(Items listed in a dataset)
^^^^^^^^^^^^^^^^

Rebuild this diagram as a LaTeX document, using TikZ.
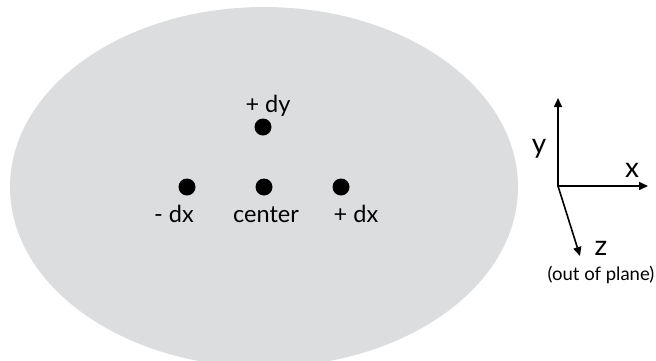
\documentclass[tikz,border=0pt]{standalone}
\usepackage{fontspec}
\setmainfont{Lato}
\usetikzlibrary{arrows.meta}
\definecolor{plate}{RGB}{220,221,223}
\tikzset{
  dot/.style={circle, fill=black, inner sep=0pt, minimum size=17pt},
  lbl/.style={inner sep=0pt, anchor=base, font=\fontsize{23.5}{28}\selectfont},
  axlbl/.style={inner sep=0pt, anchor=base, font=\fontsize{28}{33}\selectfont},
  smalllbl/.style={inner sep=0pt, anchor=base, font=\fontsize{18.5}{22}\selectfont},
  axis/.style={line width=1.6pt, -{Triangle[length=9pt,width=8pt]}}
}
\begin{document}
\begin{tikzpicture}[x=1pt,y=-1pt]
\useasboundingbox (0,0) rectangle (656,360);
\fill[plate] (264,187) ellipse [x radius=254, y radius=180];
% dots
\node[dot] (dy) at (263,127) {};
\node[dot] (mdx) at (187,187) {};
\node[dot] (cen) at (264,187) {};
\node[dot] (pdx) at (341,187) {};
% labels
\node[lbl] (ldy) at (268,112) {+ dy};
\node[lbl] (lmdx) at (174,222) {- dx};
\node[lbl] (lcen) at (266,222) {center};
\node[lbl] (lpdx) at (356,222) {+ dx};
% axes
\coordinate (o) at (558,186);
\coordinate (ytip) at (558,98);
\coordinate (xtip) at (648,186);
\coordinate (ztip) at (580,256);
\draw[axis] (o) -- (ytip);
\draw[axis] (o) -- (xtip);
\draw[axis] (o) -- (ztip);
\node[axlbl] (ly) at (539,153) {y};
\node[axlbl] (lx) at (632,177) {x};
\node[axlbl] (lz) at (601,255) {z};
\node[smalllbl] (lout) at (601,280) {(out of plane)};
\end{tikzpicture}
\end{document}
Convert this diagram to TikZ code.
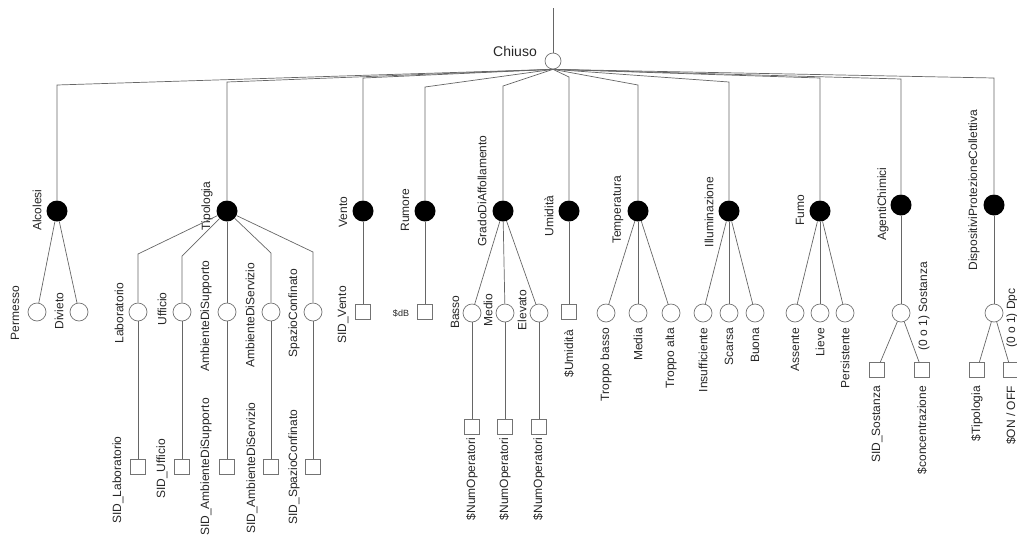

^^^^^^^^^^^^^^^^

### Requirements
Repeat each entry precisely as it appears. Leave the pictures out.

### Task solution
Rebuild this diagram as a LaTeX document, using TikZ.
\documentclass[tikz,border=0pt]{standalone}
\usepackage{fontspec}
\setmainfont{Lato}
\usetikzlibrary{arrows.meta}
\definecolor{plate}{RGB}{220,221,223}
\tikzset{
  dot/.style={circle, fill=black, inner sep=0pt, minimum size=17pt},
  lbl/.style={inner sep=0pt, anchor=base, font=\fontsize{23.5}{28}\selectfont},
  axlbl/.style={inner sep=0pt, anchor=base, font=\fontsize{28}{33}\selectfont},
  smalllbl/.style={inner sep=0pt, anchor=base, font=\fontsize{18.5}{22}\selectfont},
  axis/.style={line width=1.6pt, -{Triangle[length=9pt,width=8pt]}}
}
\begin{document}
\begin{tikzpicture}[x=1pt,y=-1pt]
\useasboundingbox (0,0) rectangle (656,360);
\fill[plate] (264,187) ellipse [x radius=254, y radius=180];
% dots
\node[dot] (dy) at (263,127) {};
\node[dot] (mdx) at (187,187) {};
\node[dot] (cen) at (264,187) {};
\node[dot] (pdx) at (341,187) {};
% labels
\node[lbl] (ldy) at (268,112) {+ dy};
\node[lbl] (lmdx) at (174,222) {- dx};
\node[lbl] (lcen) at (266,222) {center};
\node[lbl] (lpdx) at (356,222) {+ dx};
% axes
\coordinate (o) at (558,186);
\coordinate (ytip) at (558,98);
\coordinate (xtip) at (648,186);
\coordinate (ztip) at (580,256);
\draw[axis] (o) -- (ytip);
\draw[axis] (o) -- (xtip);
\draw[axis] (o) -- (ztip);
\node[axlbl] (ly) at (539,153) {y};
\node[axlbl] (lx) at (632,177) {x};
\node[axlbl] (lz) at (601,255) {z};
\node[smalllbl] (lout) at (601,280) {(out of plane)};
\end{tikzpicture}
\end{document}
Convert this diagram to TikZ code.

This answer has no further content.